Seeds are an under-ultilized part of our garden! There are significant savings in starting your own plants from home. Learning from our pal, Eryn Whalen, here are a few tips and tricks to saving your own seeds. And if you want to follow along with our video, find it here.
First, there’s a lot of information about what types of seed you can save that will be true to their parentage. For more on Eryn’s tips on this topic, visit her website. But for simplicity’s sake, if you want to save a seed that will be the same as what you grew the previous year, choose heirloom seeds for saving. You can save seed year to year and get the same plant each time.
If you’re living next to a commercial seed farmer, please be a good neighbor and ensure that your plants don’t cross-pollinate with theirs. This is especially important for brassica plants (broccoli, cauliflower, kale, and Brussels sprouts, etc.).

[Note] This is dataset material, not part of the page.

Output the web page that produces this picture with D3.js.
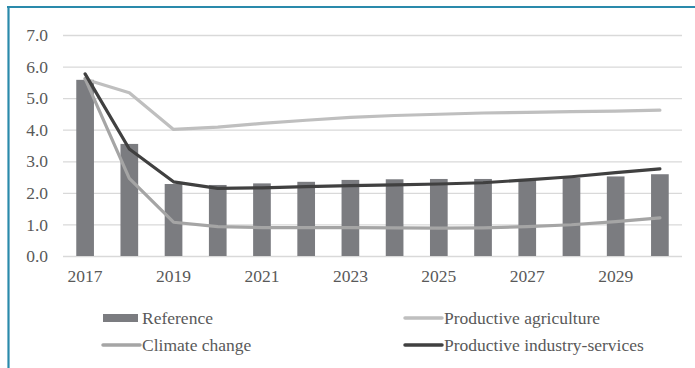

If you are storing flower seeds, wait until the plant has “died” and pick the dried heads with the seed pods intact. You can also pick the flower when the seed pods have formed and dry them. Then, gently pull the seeds from the flower head and place them on a cookie sheet or flat surface to allow them to dry a little more. Then place the seeds in a paper packet and label them (seeds need airflow, so don’t use a plastic baggie or container).
Squash, melons, and gourds are easy too! Simply remove the seeds from the fruit, and using a colander, clean the seeds. Dry them with a paper towel, and then set in a sunny location for roughly two weeks. Once they’re dry, place the seeds in a paper packet and label them.
Seeds do best when they are kept in a cool, dark, and dry location.